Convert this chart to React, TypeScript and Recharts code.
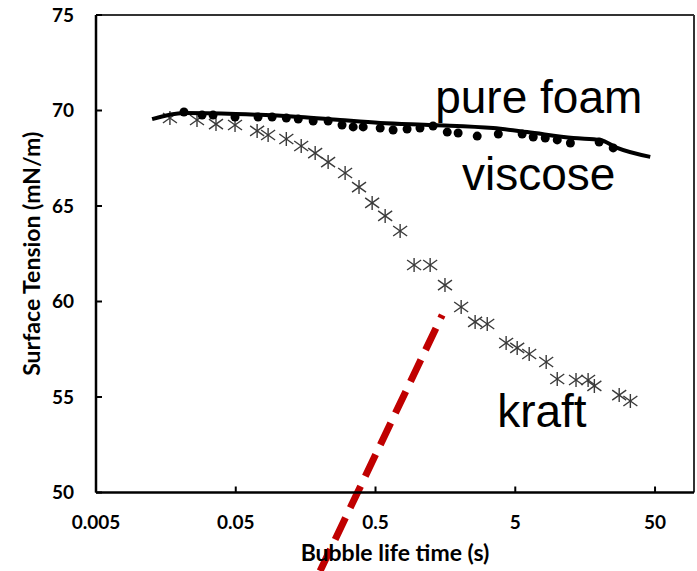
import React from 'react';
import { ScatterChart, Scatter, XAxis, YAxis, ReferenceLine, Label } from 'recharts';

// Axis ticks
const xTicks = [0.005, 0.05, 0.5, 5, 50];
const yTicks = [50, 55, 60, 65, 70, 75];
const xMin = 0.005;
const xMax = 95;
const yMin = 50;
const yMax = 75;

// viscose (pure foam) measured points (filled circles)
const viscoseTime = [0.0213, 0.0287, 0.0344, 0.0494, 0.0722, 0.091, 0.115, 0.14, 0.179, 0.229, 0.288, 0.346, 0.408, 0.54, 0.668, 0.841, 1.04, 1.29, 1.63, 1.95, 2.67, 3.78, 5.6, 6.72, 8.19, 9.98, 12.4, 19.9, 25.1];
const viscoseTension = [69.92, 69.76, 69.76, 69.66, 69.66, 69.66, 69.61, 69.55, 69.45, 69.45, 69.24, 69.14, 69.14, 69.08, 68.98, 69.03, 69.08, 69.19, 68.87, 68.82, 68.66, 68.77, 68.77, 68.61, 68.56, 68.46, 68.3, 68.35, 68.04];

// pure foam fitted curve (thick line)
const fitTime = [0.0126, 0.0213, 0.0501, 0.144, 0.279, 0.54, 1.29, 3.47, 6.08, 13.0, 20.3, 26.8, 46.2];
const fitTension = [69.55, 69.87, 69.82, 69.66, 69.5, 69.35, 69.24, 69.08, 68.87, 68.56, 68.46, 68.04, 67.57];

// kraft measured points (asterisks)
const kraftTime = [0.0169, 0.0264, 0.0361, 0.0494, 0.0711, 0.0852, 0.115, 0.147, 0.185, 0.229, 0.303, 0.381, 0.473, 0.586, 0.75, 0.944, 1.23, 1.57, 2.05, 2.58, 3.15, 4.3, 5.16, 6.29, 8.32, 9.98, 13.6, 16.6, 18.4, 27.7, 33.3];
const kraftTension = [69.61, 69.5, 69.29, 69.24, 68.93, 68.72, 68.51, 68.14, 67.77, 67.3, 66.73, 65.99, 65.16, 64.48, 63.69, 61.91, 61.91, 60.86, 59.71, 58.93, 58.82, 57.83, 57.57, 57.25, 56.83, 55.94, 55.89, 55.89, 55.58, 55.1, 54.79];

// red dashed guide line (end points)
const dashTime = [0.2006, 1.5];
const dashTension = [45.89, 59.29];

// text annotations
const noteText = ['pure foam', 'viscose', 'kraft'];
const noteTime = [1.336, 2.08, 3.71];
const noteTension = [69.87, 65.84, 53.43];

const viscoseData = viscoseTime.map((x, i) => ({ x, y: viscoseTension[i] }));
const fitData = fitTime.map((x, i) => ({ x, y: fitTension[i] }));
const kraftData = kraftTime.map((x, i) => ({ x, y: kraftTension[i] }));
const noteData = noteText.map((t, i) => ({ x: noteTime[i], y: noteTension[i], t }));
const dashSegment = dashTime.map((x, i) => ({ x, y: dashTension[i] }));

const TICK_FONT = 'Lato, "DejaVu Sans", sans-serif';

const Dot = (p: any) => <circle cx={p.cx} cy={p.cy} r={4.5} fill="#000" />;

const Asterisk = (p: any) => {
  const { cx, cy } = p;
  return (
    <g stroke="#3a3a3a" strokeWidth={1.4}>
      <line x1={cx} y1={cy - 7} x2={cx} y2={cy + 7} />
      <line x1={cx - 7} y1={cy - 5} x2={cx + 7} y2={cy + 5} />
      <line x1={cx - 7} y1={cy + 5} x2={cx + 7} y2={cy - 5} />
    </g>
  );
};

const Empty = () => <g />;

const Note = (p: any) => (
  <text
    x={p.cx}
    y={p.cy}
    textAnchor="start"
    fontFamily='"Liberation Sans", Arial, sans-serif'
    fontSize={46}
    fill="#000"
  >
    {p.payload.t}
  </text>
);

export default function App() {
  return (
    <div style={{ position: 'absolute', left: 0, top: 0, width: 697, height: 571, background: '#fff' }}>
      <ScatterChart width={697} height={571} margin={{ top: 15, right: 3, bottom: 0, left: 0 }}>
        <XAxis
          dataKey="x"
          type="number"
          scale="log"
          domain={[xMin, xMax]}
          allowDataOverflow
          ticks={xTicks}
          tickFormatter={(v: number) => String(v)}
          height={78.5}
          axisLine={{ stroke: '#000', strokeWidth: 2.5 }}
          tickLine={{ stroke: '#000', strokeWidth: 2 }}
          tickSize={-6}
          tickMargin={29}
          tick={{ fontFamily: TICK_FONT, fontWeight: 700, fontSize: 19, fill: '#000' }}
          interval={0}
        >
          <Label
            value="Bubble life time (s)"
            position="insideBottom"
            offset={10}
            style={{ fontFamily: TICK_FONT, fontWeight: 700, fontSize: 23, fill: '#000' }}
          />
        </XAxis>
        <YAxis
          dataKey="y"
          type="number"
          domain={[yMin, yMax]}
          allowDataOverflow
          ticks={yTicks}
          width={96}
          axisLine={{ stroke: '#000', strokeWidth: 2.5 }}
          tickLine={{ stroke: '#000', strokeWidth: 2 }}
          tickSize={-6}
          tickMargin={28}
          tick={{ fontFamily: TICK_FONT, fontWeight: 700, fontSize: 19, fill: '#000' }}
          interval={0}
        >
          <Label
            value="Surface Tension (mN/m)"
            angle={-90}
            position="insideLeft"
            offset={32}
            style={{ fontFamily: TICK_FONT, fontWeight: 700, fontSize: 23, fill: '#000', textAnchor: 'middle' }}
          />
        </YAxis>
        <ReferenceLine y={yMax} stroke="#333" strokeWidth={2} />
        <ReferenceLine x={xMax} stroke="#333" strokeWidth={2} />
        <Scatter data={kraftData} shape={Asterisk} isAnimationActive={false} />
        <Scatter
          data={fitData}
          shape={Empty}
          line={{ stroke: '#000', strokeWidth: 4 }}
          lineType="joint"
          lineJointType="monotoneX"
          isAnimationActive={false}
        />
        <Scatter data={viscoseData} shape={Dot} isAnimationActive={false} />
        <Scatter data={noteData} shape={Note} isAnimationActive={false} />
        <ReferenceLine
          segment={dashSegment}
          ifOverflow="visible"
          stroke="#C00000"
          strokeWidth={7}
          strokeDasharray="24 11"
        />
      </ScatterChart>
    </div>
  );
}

● ● ● ●

## Task instructions
Reproduce each line exactly as it appears, omitting the pictures.

## Result for this exercise
Convert this chart to React, TypeScript and Recharts code.
import React from 'react';
import { ScatterChart, Scatter, XAxis, YAxis, ReferenceLine, Label } from 'recharts';

// Axis ticks
const xTicks = [0.005, 0.05, 0.5, 5, 50];
const yTicks = [50, 55, 60, 65, 70, 75];
const xMin = 0.005;
const xMax = 95;
const yMin = 50;
const yMax = 75;

// viscose (pure foam) measured points (filled circles)
const viscoseTime = [0.0213, 0.0287, 0.0344, 0.0494, 0.0722, 0.091, 0.115, 0.14, 0.179, 0.229, 0.288, 0.346, 0.408, 0.54, 0.668, 0.841, 1.04, 1.29, 1.63, 1.95, 2.67, 3.78, 5.6, 6.72, 8.19, 9.98, 12.4, 19.9, 25.1];
const viscoseTension = [69.92, 69.76, 69.76, 69.66, 69.66, 69.66, 69.61, 69.55, 69.45, 69.45, 69.24, 69.14, 69.14, 69.08, 68.98, 69.03, 69.08, 69.19, 68.87, 68.82, 68.66, 68.77, 68.77, 68.61, 68.56, 68.46, 68.3, 68.35, 68.04];

// pure foam fitted curve (thick line)
const fitTime = [0.0126, 0.0213, 0.0501, 0.144, 0.279, 0.54, 1.29, 3.47, 6.08, 13.0, 20.3, 26.8, 46.2];
const fitTension = [69.55, 69.87, 69.82, 69.66, 69.5, 69.35, 69.24, 69.08, 68.87, 68.56, 68.46, 68.04, 67.57];

// kraft measured points (asterisks)
const kraftTime = [0.0169, 0.0264, 0.0361, 0.0494, 0.0711, 0.0852, 0.115, 0.147, 0.185, 0.229, 0.303, 0.381, 0.473, 0.586, 0.75, 0.944, 1.23, 1.57, 2.05, 2.58, 3.15, 4.3, 5.16, 6.29, 8.32, 9.98, 13.6, 16.6, 18.4, 27.7, 33.3];
const kraftTension = [69.61, 69.5, 69.29, 69.24, 68.93, 68.72, 68.51, 68.14, 67.77, 67.3, 66.73, 65.99, 65.16, 64.48, 63.69, 61.91, 61.91, 60.86, 59.71, 58.93, 58.82, 57.83, 57.57, 57.25, 56.83, 55.94, 55.89, 55.89, 55.58, 55.1, 54.79];

// red dashed guide line (end points)
const dashTime = [0.2006, 1.5];
const dashTension = [45.89, 59.29];

// text annotations
const noteText = ['pure foam', 'viscose', 'kraft'];
const noteTime = [1.336, 2.08, 3.71];
const noteTension = [69.87, 65.84, 53.43];

const viscoseData = viscoseTime.map((x, i) => ({ x, y: viscoseTension[i] }));
const fitData = fitTime.map((x, i) => ({ x, y: fitTension[i] }));
const kraftData = kraftTime.map((x, i) => ({ x, y: kraftTension[i] }));
const noteData = noteText.map((t, i) => ({ x: noteTime[i], y: noteTension[i], t }));
const dashSegment = dashTime.map((x, i) => ({ x, y: dashTension[i] }));

const TICK_FONT = 'Lato, "DejaVu Sans", sans-serif';

const Dot = (p: any) => <circle cx={p.cx} cy={p.cy} r={4.5} fill="#000" />;

const Asterisk = (p: any) => {
  const { cx, cy } = p;
  return (
    <g stroke="#3a3a3a" strokeWidth={1.4}>
      <line x1={cx} y1={cy - 7} x2={cx} y2={cy + 7} />
      <line x1={cx - 7} y1={cy - 5} x2={cx + 7} y2={cy + 5} />
      <line x1={cx - 7} y1={cy + 5} x2={cx + 7} y2={cy - 5} />
    </g>
  );
};

const Empty = () => <g />;

const Note = (p: any) => (
  <text
    x={p.cx}
    y={p.cy}
    textAnchor="start"
    fontFamily='"Liberation Sans", Arial, sans-serif'
    fontSize={46}
    fill="#000"
  >
    {p.payload.t}
  </text>
);

export default function App() {
  return (
    <div style={{ position: 'absolute', left: 0, top: 0, width: 697, height: 571, background: '#fff' }}>
      <ScatterChart width={697} height={571} margin={{ top: 15, right: 3, bottom: 0, left: 0 }}>
        <XAxis
          dataKey="x"
          type="number"
          scale="log"
          domain={[xMin, xMax]}
          allowDataOverflow
          ticks={xTicks}
          tickFormatter={(v: number) => String(v)}
          height={78.5}
          axisLine={{ stroke: '#000', strokeWidth: 2.5 }}
          tickLine={{ stroke: '#000', strokeWidth: 2 }}
          tickSize={-6}
          tickMargin={29}
          tick={{ fontFamily: TICK_FONT, fontWeight: 700, fontSize: 19, fill: '#000' }}
          interval={0}
        >
          <Label
            value="Bubble life time (s)"
            position="insideBottom"
            offset={10}
            style={{ fontFamily: TICK_FONT, fontWeight: 700, fontSize: 23, fill: '#000' }}
          />
        </XAxis>
        <YAxis
          dataKey="y"
          type="number"
          domain={[yMin, yMax]}
          allowDataOverflow
          ticks={yTicks}
          width={96}
          axisLine={{ stroke: '#000', strokeWidth: 2.5 }}
          tickLine={{ stroke: '#000', strokeWidth: 2 }}
          tickSize={-6}
          tickMargin={28}
          tick={{ fontFamily: TICK_FONT, fontWeight: 700, fontSize: 19, fill: '#000' }}
          interval={0}
        >
          <Label
            value="Surface Tension (mN/m)"
            angle={-90}
            position="insideLeft"
            offset={32}
            style={{ fontFamily: TICK_FONT, fontWeight: 700, fontSize: 23, fill: '#000', textAnchor: 'middle' }}
          />
        </YAxis>
        <ReferenceLine y={yMax} stroke="#333" strokeWidth={2} />
        <ReferenceLine x={xMax} stroke="#333" strokeWidth={2} />
        <Scatter data={kraftData} shape={Asterisk} isAnimationActive={false} />
        <Scatter
          data={fitData}
          shape={Empty}
          line={{ stroke: '#000', strokeWidth: 4 }}
          lineType="joint"
          lineJointType="monotoneX"
          isAnimationActive={false}
        />
        <Scatter data={viscoseData} shape={Dot} isAnimationActive={false} />
        <Scatter data={noteData} shape={Note} isAnimationActive={false} />
        <ReferenceLine
          segment={dashSegment}
          ifOverflow="visible"
          stroke="#C00000"
          strokeWidth={7}
          strokeDasharray="24 11"
        />
      </ScatterChart>
    </div>
  );
}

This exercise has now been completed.